The establishment, him! Shklovsky had from the start fought for a notion of art directly opposed to socialist realist pieties, one that hinged on the need to push beyond established models, to make things strange so that we might see the world afresh in its cruelty and splendor. He had been at odds not just with the bureaucratic state that congealed in the wake of the revolution, but with stasis itself, with the crust that the world of things deposits on our senses, with routine’s unending murder of the real. Innovation must occur in art, Shklovsky had written as recently as 1970, “because humanity fights for the expansion of its right to life, for the right to search and attain new kinds of happiness.” But age had mellowed the insurrectionist. Shklovsky called Vitale a few hours later to apologize: “My God, I made you cry, forgive this crabby old man.”
(…)
What emerges from these works is a group portrait of Shklovsky’s Formalism—even the name dries the mouth—that bears little resemblance to any school of literary criticism that has arisen in the West in the last century or, well, ever. It was born not in the academy but out of the literary avant-garde and alongside the Russian Revolution. Ironically, given the Formalists’ insistence on literature’s divorce from worldly events, it arose without even a hair’s distance from the tumult that rocked Europe for most of the early twentieth century. When the revolution erupted in February 1917—“it was like Easter,” Shklovsky would recall, “a joyous, naïve, disorderly carnival paradise”—he was already an insurrectionist, though of a different sort from Lenin or Trotsky. Years later, when Vitale asked him what the revolution had meant to him, Shklovsky would answer, “the dictatorship of art. The freedom of art.”

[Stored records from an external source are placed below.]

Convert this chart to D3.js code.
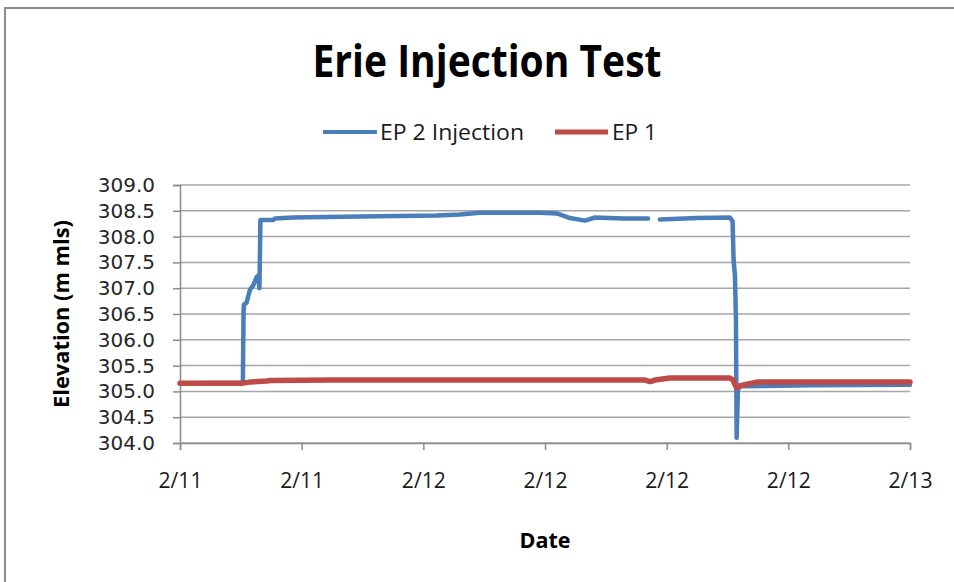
<!DOCTYPE html>
<html>
<head>
<meta charset="utf-8">
<script src="https://cdn.jsdelivr.net/npm/d3@7"></script>
<style>
  body { margin: 0; background: #fff; }
  svg { display: block; }
</style>
</head>
<body>
<div id="chart"></div>
<script>
// EP 2 Injection (blue) - null marks the logger gap
const ep2Times = [
  "2011-02-11T12:00", "2011-02-11T15:06", "2011-02-11T15:08", "2011-02-11T15:09",
  "2011-02-11T15:17", "2011-02-11T15:27", "2011-02-11T15:37", "2011-02-11T15:47",
  "2011-02-11T15:52", "2011-02-11T15:55", "2011-02-11T15:58", "2011-02-11T16:35",
  "2011-02-11T16:41", "2011-02-11T17:34", "2011-02-11T20:53", "2011-02-12T00:40",
  "2011-02-12T01:48", "2011-02-12T02:48", "2011-02-12T05:45", "2011-02-12T06:35",
  "2011-02-12T07:14", "2011-02-12T07:58", "2011-02-12T08:28", "2011-02-12T09:51",
  "2011-02-12T11:05", "2011-02-12T11:20", "2011-02-12T11:40", "2011-02-12T13:30",
  "2011-02-12T15:07", "2011-02-12T15:15", "2011-02-12T15:18", "2011-02-12T15:22",
  "2011-02-12T15:25", "2011-02-12T15:27", "2011-02-12T15:31", "2011-02-12T15:40",
  "2011-02-12T19:13", "2011-02-13T00:00"
];
const ep2Values = [
  305.16, 305.17, 306.50, 306.68,
  306.72, 306.97, 307.06, 307.22,
  307.25, 307.00, 308.32, 308.32,
  308.35, 308.37, 308.39, 308.41,
  308.43, 308.46, 308.46, 308.45,
  308.36, 308.31, 308.37, 308.35,
  308.35, null, 308.33, 308.36,
  308.37, 308.30, 307.55, 307.25,
  306.40, 304.10, 305.05, 305.10,
  305.12, 305.13
];

// EP 1 (red)
const ep1Times = [
  "2011-02-11T12:00", "2011-02-11T15:06", "2011-02-11T15:27", "2011-02-11T16:17",
  "2011-02-11T16:26", "2011-02-11T19:33", "2011-02-12T01:48", "2011-02-12T10:56",
  "2011-02-12T11:11", "2011-02-12T11:25", "2011-02-12T12:10", "2011-02-12T15:07",
  "2011-02-12T15:16", "2011-02-12T15:27", "2011-02-12T15:37", "2011-02-12T15:57",
  "2011-02-12T16:27", "2011-02-13T00:00"
];
const ep1Values = [
  305.16, 305.16, 305.18, 305.20,
  305.21, 305.22, 305.22, 305.22,
  305.19, 305.22, 305.26, 305.26,
  305.22, 305.07, 305.11, 305.14,
  305.18, 305.18
];

const yTicks = [304, 304.5, 305, 305.5, 306, 306.5, 307, 307.5, 308, 308.5, 309];
const xTickTimes = [
  "2011-02-11T12:00", "2011-02-11T18:00", "2011-02-12T00:00", "2011-02-12T06:00",
  "2011-02-12T12:00", "2011-02-12T18:00", "2011-02-13T00:00"
];
const seriesNames = ["EP 2 Injection", "EP 1"];
const seriesColors = ["#4a7ebb", "#be4b48"];

const width = 954, height = 582;
const plot = { left: 180, right: 910, top: 185, bottom: 443 };
const parse = d3.timeParse("%Y-%m-%dT%H:%M");
const fmt = d3.timeFormat("%-m/%-d");

const svg = d3.select("#chart").append("svg")
  .attr("width", width)
  .attr("height", height);

// outer chart frame
svg.append("rect")
  .attr("x", 5).attr("y", 8)
  .attr("width", 1000).attr("height", 700)
  .attr("fill", "#fff")
  .attr("stroke", "#8c8c8c")
  .attr("stroke-width", 2);

const x = d3.scaleTime()
  .domain([parse(xTickTimes[0]), parse(xTickTimes[xTickTimes.length - 1])])
  .range([plot.left, plot.right]);

const y = d3.scaleLinear()
  .domain([304, 309])
  .range([plot.bottom, plot.top]);

// horizontal gridlines
svg.append("g")
  .selectAll("line")
  .data(yTicks)
  .enter()
  .append("line")
  .attr("x1", plot.left).attr("x2", plot.right)
  .attr("y1", d => y(d)).attr("y2", d => y(d))
  .attr("stroke", "#a6a6a6")
  .attr("stroke-width", 1.5);

// y axis
const yAxis = svg.append("g")
  .attr("transform", "translate(" + plot.left + ",0)")
  .call(d3.axisLeft(y).tickValues(yTicks).tickFormat(d3.format(".1f")).tickSize(7).tickPadding(18));
yAxis.select(".domain").attr("stroke", "#8c8c8c").attr("stroke-width", 1.5);
yAxis.selectAll(".tick line").attr("stroke", "#8c8c8c").attr("stroke-width", 1.5);
yAxis.selectAll(".tick text")
  .attr("font-family", "DejaVu Sans")
  .attr("font-size", 20)
  .attr("fill", "#262626");

// x axis
const xAxis = svg.append("g")
  .attr("transform", "translate(0," + plot.bottom + ")")
  .call(d3.axisBottom(x).tickValues(xTickTimes.map(parse)).tickFormat(fmt).tickSize(7).tickPadding(22));
xAxis.select(".domain").attr("stroke", "#8c8c8c").attr("stroke-width", 1.5);
xAxis.selectAll(".tick line").attr("stroke", "#8c8c8c").attr("stroke-width", 1.5);
xAxis.selectAll(".tick text")
  .attr("font-family", "Open Sans")
  .attr("font-size", 22)
  .attr("fill", "#1a1a1a")
  .attr("textLength", 44)
  .attr("lengthAdjust", "spacingAndGlyphs");

const line = d3.line()
  .defined(d => d.v !== null)
  .x(d => x(d.t))
  .y(d => y(d.v));

const ep2 = ep2Times.map((t, i) => ({ t: parse(t), v: ep2Values[i] }));
const ep1 = ep1Times.map((t, i) => ({ t: parse(t), v: ep1Values[i] }));

svg.append("path")
  .datum(ep2)
  .attr("d", line)
  .attr("fill", "none")
  .attr("stroke", seriesColors[0])
  .attr("stroke-width", 4.5)
  .attr("stroke-linejoin", "round")
  .attr("stroke-linecap", "round");

svg.append("path")
  .datum(ep1)
  .attr("d", line)
  .attr("fill", "none")
  .attr("stroke", seriesColors[1])
  .attr("stroke-width", 5.5)
  .attr("stroke-linejoin", "round")
  .attr("stroke-linecap", "round");

// title
svg.append("text")
  .attr("x", 487).attr("y", 77)
  .attr("text-anchor", "middle")
  .attr("font-family", "Open Sans")
  .attr("font-weight", "bold")
  .attr("font-size", 44)
  .attr("textLength", 349)
  .attr("lengthAdjust", "spacingAndGlyphs")
  .text("Erie Injection Test");

// legend
const legend = [
  { x1: 323, x2: 377, tx: 380, tw: 144, w: 4 },
  { x1: 555, x2: 608, tx: 612, tw: 45, w: 5 }
];
legend.forEach((l, i) => {
  svg.append("line")
    .attr("x1", l.x1).attr("x2", l.x2)
    .attr("y1", 132).attr("y2", 132)
    .attr("stroke", seriesColors[i])
    .attr("stroke-width", l.w);
  svg.append("text")
    .attr("x", l.tx).attr("y", 140)
    .attr("font-family", "Open Sans")
    .attr("font-size", 21)
    .attr("fill", "#1a1a1a")
    .attr("textLength", l.tw)
    .attr("lengthAdjust", "spacingAndGlyphs")
    .text(seriesNames[i]);
});

// axis titles
svg.append("text")
  .attr("x", 545).attr("y", 548)
  .attr("text-anchor", "middle")
  .attr("font-family", "Open Sans")
  .attr("font-weight", "bold")
  .attr("font-size", 22)
  .attr("textLength", 51)
  .attr("lengthAdjust", "spacingAndGlyphs")
  .text("Date");

svg.append("text")
  .attr("transform", "translate(69,314) rotate(-90)")
  .attr("text-anchor", "middle")
  .attr("font-family", "Open Sans")
  .attr("font-weight", "bold")
  .attr("font-size", 21)
  .attr("textLength", 188)
  .attr("lengthAdjust", "spacingAndGlyphs")
  .text("Elevation (m mls)");
</script>
</body>
</html>
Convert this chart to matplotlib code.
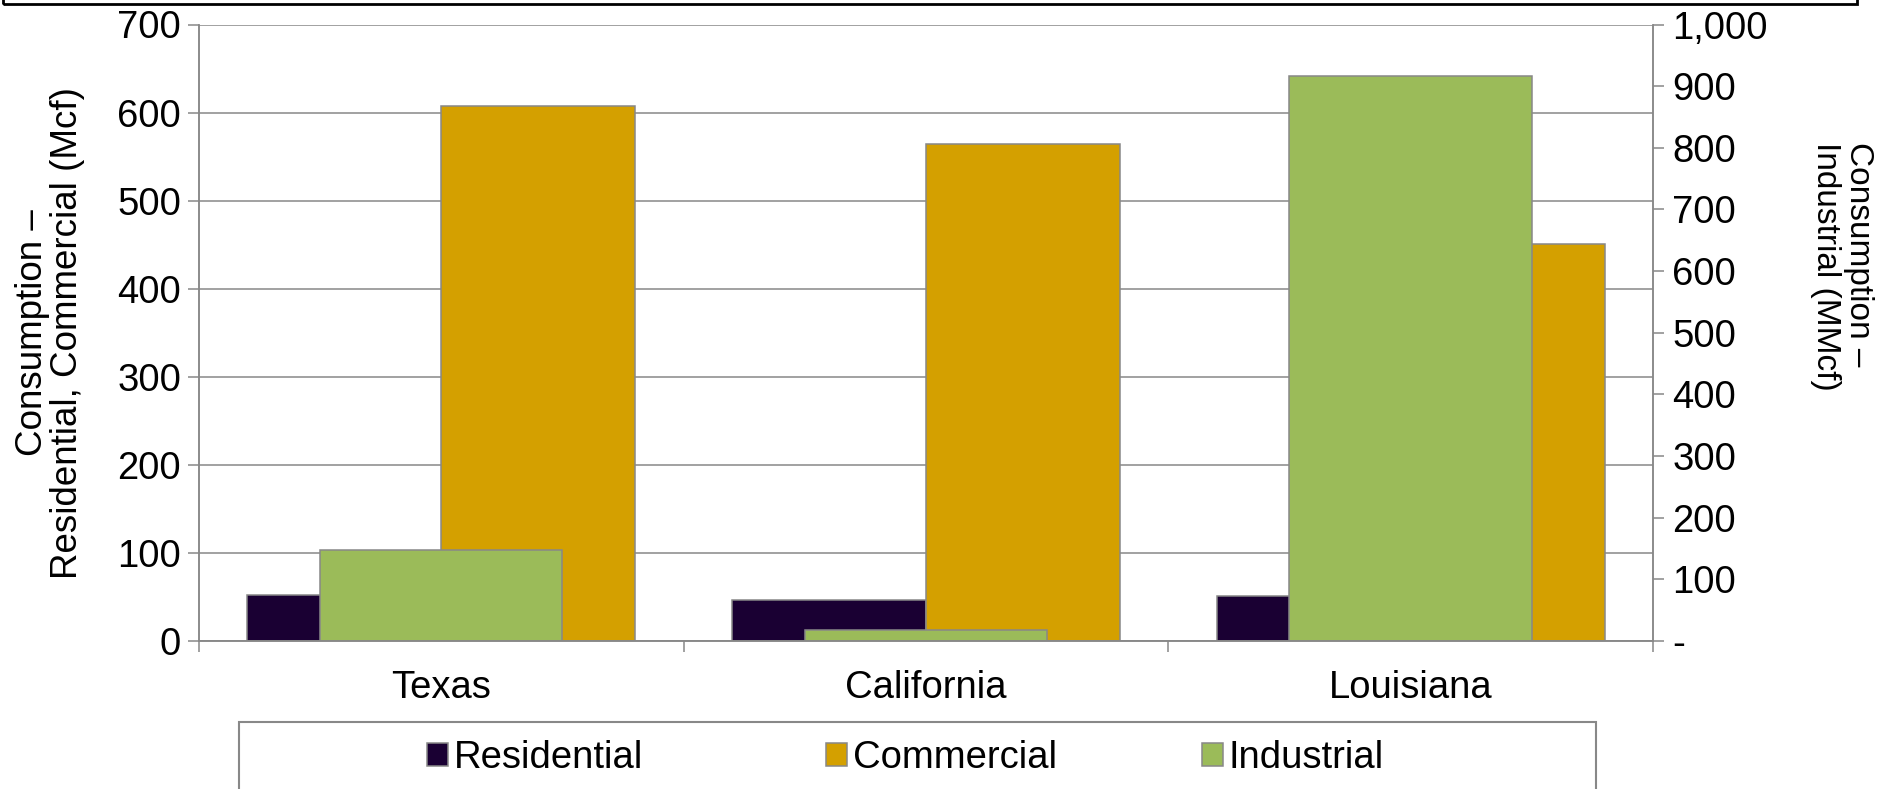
import matplotlib.pyplot as plt
import numpy as np
from matplotlib.patches import Rectangle
from matplotlib.ticker import FuncFormatter

plt.rcParams['font.family'] = ['Liberation Sans', 'DejaVu Sans']

states = ["Texas", "California", "Louisiana"]
residential = [52, 46, 51]        # Mcf
commercial = [607, 564, 451]      # Mcf
industrial = [148, 18, 916]       # MMcf

c_res = "#1a0033"
c_com = "#d4a000"
c_ind = "#9bbb59"
edge = "#888888"
fs = 27.5

W, H = 1881, 789
fig = plt.figure(figsize=(W / 100, H / 100), dpi=100)
ax = fig.add_axes([199 / W, 1 - 641 / H, (1653 - 199) / W, (641 - 24.5) / H])
ax2 = ax.twinx()

x = np.arange(len(states))
ax.bar(x - 0.2, residential, 0.4, color=c_res, edgecolor=edge, linewidth=1.1,
       label="Residential", zorder=2)
ax.bar(x + 0.2, commercial, 0.4, color=c_com, edgecolor=edge, linewidth=1.1,
       label="Commercial", zorder=2)
ax2.bar(x, industrial, 0.5, color=c_ind, edgecolor=edge, linewidth=1.1,
        label="Industrial", zorder=2)

ax.set_xlim(-0.5, 2.5)
ax.set_ylim(0, 700)
ax2.set_ylim(0, 1000)
ax.set_yticks(np.arange(0, 701, 100))
ax2.set_yticks(np.arange(0, 1001, 100))
ax2.yaxis.set_major_formatter(FuncFormatter(lambda v, p: "-" if v == 0 else f"{v:,.0f}"))

ax.yaxis.grid(True, color=edge, linewidth=1.1, zorder=0)
ax.set_axisbelow(True)

# category labels in the middle, tick marks on the group boundaries
ax.set_xticks(x)
ax.set_xticklabels(states)
ax.set_xticks(np.arange(-0.5, 2.6, 1), minor=True)
ax.tick_params(axis="x", which="major", length=0, pad=21, labelsize=fs)
ax.tick_params(axis="x", which="minor", length=8, width=1.1, color=edge)
ax.tick_params(axis="y", length=8, width=1.1, color=edge, pad=5, labelsize=fs)
ax2.tick_params(axis="y", length=8, width=1.1, color=edge, pad=6, labelsize=fs)

for a in (ax, ax2):
    a.spines["top"].set_visible(False)
    for s in ("left", "right", "bottom"):
        a.spines[s].set_color(edge)
        a.spines[s].set_linewidth(1.1)

fig.text(50 / W, 1 - 333 / H, "Consumption –\nResidential, Commercial (Mcf)",
         rotation=90, ha="center", va="center", fontsize=26.5, linespacing=1.0)
fig.text(1842 / W, 1 - 142 / H, "Consumption –\nIndustrial (MMcf)",
         rotation=-90, ha="center", va="top", multialignment="left",
         fontsize=24, linespacing=1.1)

# frame of the title block above and of the legend below
fig.add_artist(Rectangle((3 / W, 1 - 4 / H), (1857 - 3) / W, 0.2,
                         transform=fig.transFigure, fill=False,
                         edgecolor="black", linewidth=2, clip_on=False))
fig.add_artist(Rectangle((239 / W, -0.2), (1596 - 239) / W, 0.2 + 67 / H,
                         transform=fig.transFigure, fill=False,
                         edgecolor=edge, linewidth=1.5, clip_on=False))

# one legend entry per series, each placed at its own slot
handles = ax.get_legend_handles_labels()[0] + ax2.get_legend_handles_labels()[0]
labels = ["Residential", "Commercial", "Industrial"]
slots = [427, 826, 1202]
for h, lab, sx in zip(handles, labels, slots):
    fig.legend([h], [lab], loc="center left", bbox_to_anchor=(sx / W, 1 - 758 / H),
               frameon=False, fontsize=fs, handlelength=0.55, handleheight=0.55,
               handletextpad=0.15, borderpad=0, borderaxespad=0)

fig.savefig("out.png", dpi=100)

At the beginning of the 1910s, Shklovsky had befriended the young Futurist poets Velimir Khlebnikov and Vladimir Mayakovsky and, while still a student, had become the Futurists’ theoretical champion. The world was sick and palsied—who can now deny it?—so thoroughly smothered in vestigial tradition and used-up forms that it couldn’t even be properly perceived. “Do something undreamed-of,” demanded Khlebnikov, “strictly new, you horses pulling the hearse of the world!” Out of the radical poetics of the Futurists, Shklovsky and a few comrades founded Opoyaz (an acronym for “Society for the Study of Poetic Language”), the nucleus of the critical movement that would later be called Russian Formalism, in the kitchen of an abandoned St. Petersburg apartment.
(…)
These and other sundry obstacles, all of them oriented toward rupturing the smooth flow of narrative, are tools in the service of what Shklovsky called ostranenie, which is variously translated as “estrangement,” “defamiliarization” or simply “making strange.” In Theory of Prose, Shklovsky would distinguish between “recognition” and “seeing.” Ordinary perception falls into the former category: we don’t see objects so much as recognize them according to pre-existing patterns of thought. The world arrives “prepackaged” and passes us by without a graze. “And so, held accountable for nothing, life fades into nothingness. Automatization eats away at things, at clothes, at furniture, at our wives, and at our fear of war.”
The point for Shklovsky was to find a way to shake ourselves out of this collective stupor so that we might see the world in all its startling brightness and, presumably, act on what we see. (An unacknowledged politics hides behind Shklovsky’s poetics, a quasi-anarchist insistence on permanent revolt, but that is an argument for another essay.) For this, “man has been given the tool of art,” which—and this is where ostranenie comes in—employs various tactics to defamiliarize the world, to allow us to see it as if for the first time. If it is anything, art is oppositional and insurrectionary, and literature an authorial conspiracy to overthrow anachronistic modes of thought. “Art,” Shklovsky wrote in A Sentimental Journey, “is fundamentally ironic and destructive. It revitalizes the world.”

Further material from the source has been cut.